> _Directions for this task_
Extract, in full, the lines below, beginning at the first and ending with the line that contains "import pandas as pd". Pictures do not belong in the copy.

>>>>

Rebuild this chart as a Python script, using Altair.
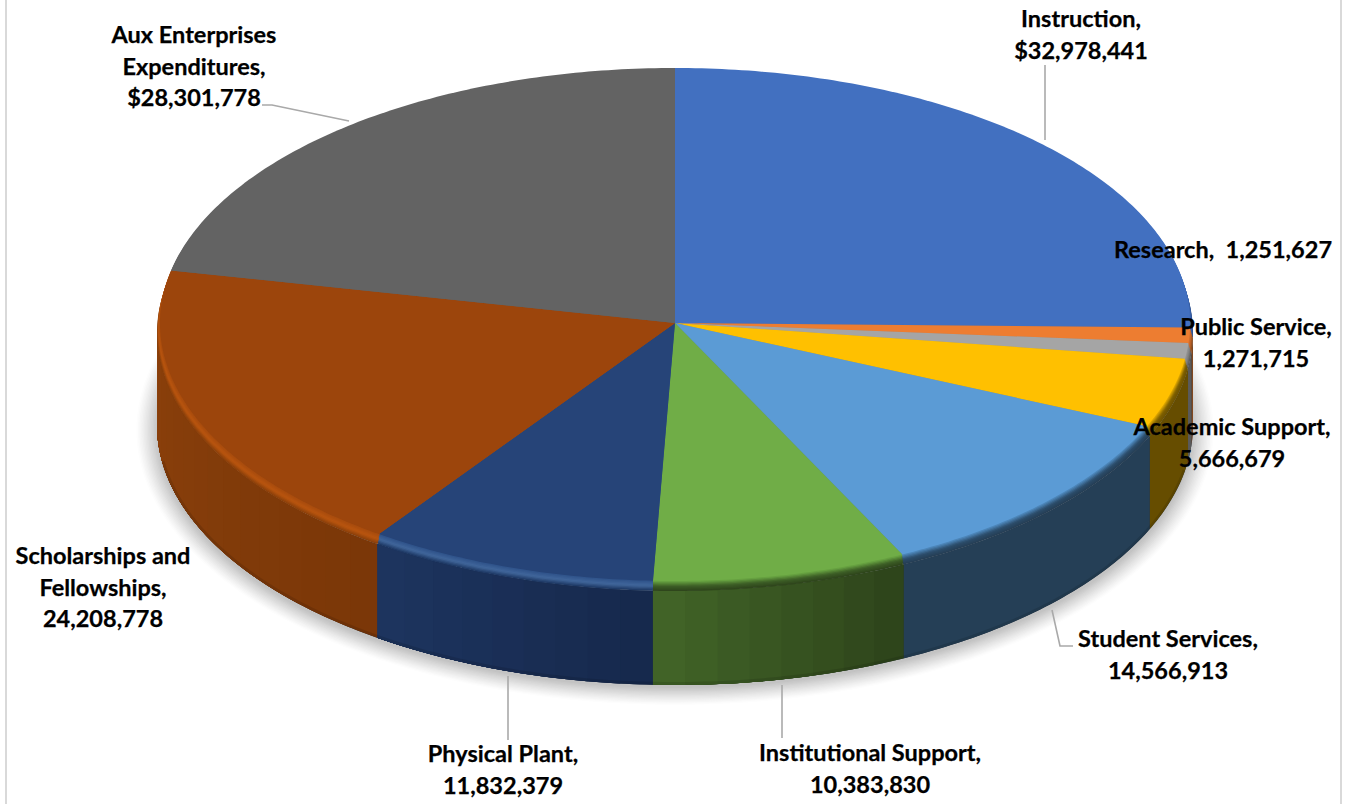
import math
import altair as alt
import pandas as pd

# Expenditure categories and amounts, clockwise from twelve o'clock
categories = ["Instruction", "Research", "Public Service", "Academic Support", "Student Services",
              "Institutional Support", "Physical Plant", "Scholarships and Fellowships",
              "Aux Enterprises Expenditures"]
amounts = [32978441, 1251627, 1271715, 5666679, 14566913, 10383830, 11832379, 24208778, 28301778]
label_heads = [["Instruction,"], ["Research, \u00a0"], ["Public Service,"], ["Academic Support,"],
               ["Student Services,"], ["Institutional Support,"], ["Physical Plant,"],
               ["Scholarships and", "Fellowships,"], ["Aux Enterprises", "Expenditures,"]]
currency_prefix = ["$", "", "", "", "", "", "", "", "$"]

# Slice styling: top colour, wall colour at each end, bevel ramp from outer to inner
top_colors = ["#4270c0", "#ed7d31", "#a5a5a5", "#ffc000", "#5b9bd5", "#70ad47", "#264478", "#9c450c", "#636363"]
wall_right = ["#26416f", "#8a4a1d", "#5a5a5a", "#664d00", "#253f56", "#2d431a", "#16284c", "#7a3708", "#3d3d3d"]
wall_left = ["#26416f", "#8a4a1d", "#5a5a5a", "#664d00", "#253f56", "#426528", "#1d355f", "#8b400b", "#3d3d3d"]
bevel_ramps = [
    ["#2e4f88", "#3860a8", "#3e69b6"],
    ["#8a4a1d", "#b8622a", "#d9722e"],
    ["#5a5a5a", "#7d7d7d", "#959595"],
    ["#6e5300", "#7e6000", "#d9a300"],
    ["#263f56", "#2c4d6b", "#4c85b8"],
    ["#2f461c", "#3d5f26", "#66a040"],
    ["#1f3a66", "#41669b", "#31558c"],
    ["#8b400b", "#b9550f", "#aa4d0e"],
    ["#636363", "#636363", "#636363"],
]

# Label anchors: centre x, first line y
label_anchor = [(1081, 20), (1223, 251), (1256, 328), (1232, 428), (1168, 640),
                (870, 754), (503, 755), (103, 557), (194, 36)]
LINE_STEP = 31.5

# Leader lines as (x, y) runs
leaders = [
    [(1045, 65), (1045, 140)],
    [(1052, 610), (1060, 646), (1073, 646)],
    [(782, 685), (782, 738)],
    [(508, 676), (508, 740)],
    [(262, 105), (272, 105), (349, 121)],
]

W, H = 1355, 804
CX, CY = 675, 323
RX_TOP, RY_BACK, RY_FRONT = 515, 255, 258
BEVEL_DX, BEVEL_DY = 3, 10
RX_WALL, CY_WALL, RY_WALL = 518, CY + BEVEL_DY, 258
CY_BASE, RY_BASE = 425, 260
BEVEL_STEPS = 8

total = sum(amounts)
edges = [0.0]
for a in amounts:
    edges.append(edges[-1] + a / total * 360.0)


def point(t_deg, rx, cy, ry_front, ry_back=None):
    t = math.radians(t_deg)
    c = math.cos(t)
    ry = ry_front if c < 0 else (ry_back if ry_back is not None else ry_front)
    return CX + rx * math.sin(t), cy - ry * c


def sweep(t0, t1):
    n = max(2, int(abs(t1 - t0) / 0.75) + 1)
    return [t0 + (t1 - t0) * i / n for i in range(n + 1)]


def mix(a, b, f):
    pa = [int(a[i:i + 2], 16) for i in (1, 3, 5)]
    pb = [int(b[i:i + 2], 16) for i in (1, 3, 5)]
    return "#" + "".join(f"{round(x + (y - x) * f):02x}" for x, y in zip(pa, pb))


def ramp_color(stops, f):
    pos = f * (len(stops) - 1)
    i = min(int(pos), len(stops) - 2)
    return mix(stops[i], stops[i + 1], pos - i)


class Shapes:
    """Collects closed outlines as rows for a filled line mark."""

    def __init__(self):
        self.rows = []
        self.count = 0

    def add(self, pts, color):
        self.count += 1
        part = f"p{self.count:05d}"
        closed = pts + [pts[0]]
        for i, (x, y) in enumerate(closed):
            self.rows.append({"x": x, "y": y, "part": part, "color": color, "i": i})

    def frame(self):
        return pd.DataFrame(self.rows)


x_scale = alt.Scale(domain=[0, W], range=[0, W], nice=False, zero=False)
y_scale = alt.Scale(domain=[0, H], range=[0, H], nice=False, zero=False)
x_enc = alt.X("x:Q", scale=x_scale, axis=None)
y_enc = alt.Y("y:Q", scale=y_scale, axis=None)


def filled(shapes):
    return alt.Chart(shapes.frame()).mark_line(strokeWidth=0, interpolate="linear").encode(
        x=x_enc, y=y_enc,
        detail="part:N",
        order="i:Q",
        fill=alt.Fill("color:N", scale=None),
        stroke=alt.Stroke("color:N", scale=None),
    )


# Soft ground shadow as concentric ellipses
shadow = Shapes()
LEVELS = 16
for k in range(LEVELS):
    f = k / (LEVELS - 1)
    rx = 540 - 22 * f
    ry = 276 - 18 * f
    grey = round(255 - 60 * f ** 1.2)
    shadow.add([point(t, rx, 430, ry) for t in sweep(0, 360)], f"#{grey:02x}{grey:02x}{grey:02x}")

# Side walls: a dark backing, then bands that run on to the slice's far end
walls = Shapes()
walls.add([point(t, RX_WALL, CY_WALL, RY_WALL) for t in sweep(90, 270)]
          + [point(t, RX_WALL, CY_BASE, RY_BASE) for t in sweep(270, 90)], "#22303f")
for s in range(len(amounts)):
    t0, t1 = max(edges[s], 90.0), min(edges[s + 1], 270.0)
    if t1 <= t0:
        continue
    bands = max(1, int((t1 - t0) / 3.5)) if wall_right[s] != wall_left[s] else 1
    for b in range(bands):
        a0 = t0 + (t1 - t0) * b / bands
        upper = [point(t, RX_WALL, CY_WALL, RY_WALL) for t in sweep(a0, t1)]
        lower = [point(t, RX_WALL, CY_BASE, RY_BASE) for t in sweep(t1, a0)]
        walls.add(upper + lower, mix(wall_right[s], wall_left[s], (b + 0.5) / bands))

# Top face: bevel wedges first, outer to inner, then the flat face over them
tops = Shapes()
for j in range(BEVEL_STEPS):
    u = 1 - j / BEVEL_STEPS
    rx = RX_TOP + BEVEL_DX * u
    cy = CY + BEVEL_DY * u
    for s in range(len(amounts)):
        col = ramp_color(bevel_ramps[s], j / (BEVEL_STEPS - 1))
        arc = [point(t, rx, cy, RY_FRONT, RY_BACK) for t in sweep(edges[s], edges[s + 1])]
        tops.add([(CX, cy)] + arc, col)
for s in range(len(amounts)):
    arc = [point(t, RX_TOP, CY, RY_FRONT, RY_BACK) for t in sweep(edges[s], edges[s + 1])]
    tops.add([(CX, CY)] + arc, top_colors[s])

# Darker lip along the foot of the wall
foot = pd.DataFrame([
    {"x": p[0], "y": p[1], "i": i}
    for i, p in enumerate(point(t, RX_WALL - 1, CY_BASE, RY_BASE - 1.5) for t in sweep(100, 262))
])
foot_line = alt.Chart(foot).mark_line(color="#000000", strokeWidth=3, strokeOpacity=0.11).encode(
    x=x_enc, y=y_enc, order="i:Q")

# Grey frame at both sides of the chart area
frame_df = pd.DataFrame({"x": [6, 1341]})
frame_rules = alt.Chart(frame_df).mark_rule(color="#d9d9d9", strokeWidth=2).encode(
    x=x_enc, y=alt.value(0), y2=alt.value(H))

leader_rows = []
for n, run in enumerate(leaders):
    for i, (x, y) in enumerate(run):
        leader_rows.append({"x": x, "y": y, "leader": n, "i": i})
leader_lines = alt.Chart(pd.DataFrame(leader_rows)).mark_line(color="#a9a9a9", strokeWidth=1.6).encode(
    x=x_enc, y=y_enc, detail="leader:N", order="i:Q")

label_rows = []
for s, heads in enumerate(label_heads):
    value_text = f"{currency_prefix[s]}{amounts[s]:,}"
    lx, ly = label_anchor[s]
    if categories[s] == "Research":
        lines = [heads[0] + value_text]
    else:
        lines = heads + [value_text]
    for i, line in enumerate(lines):
        label_rows.append({"x": lx, "y": ly + i * LINE_STEP, "text": line})
labels = alt.Chart(pd.DataFrame(label_rows)).mark_text(
    font="Lato", fontWeight="bold", fontSize=23.5, color="#000000", align="center", baseline="middle",
    stroke="#000000", strokeWidth=0.25
).encode(x=x_enc, y=y_enc, text="text:N")

chart = alt.layer(
    frame_rules, filled(shadow), filled(walls), foot_line, filled(tops), leader_lines, labels
).properties(
    width=W, height=H, padding=0, background="#ffffff",
    autosize=alt.AutoSizeParams(type="none")
).configure_view(stroke=None)

chart.save("out.html", embed_options={"renderer": "svg", "actions": False})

<<<<

> _Result of the exercise_
Rebuild this chart as a Python script, using Altair.
import math
import altair as alt
import pandas as pd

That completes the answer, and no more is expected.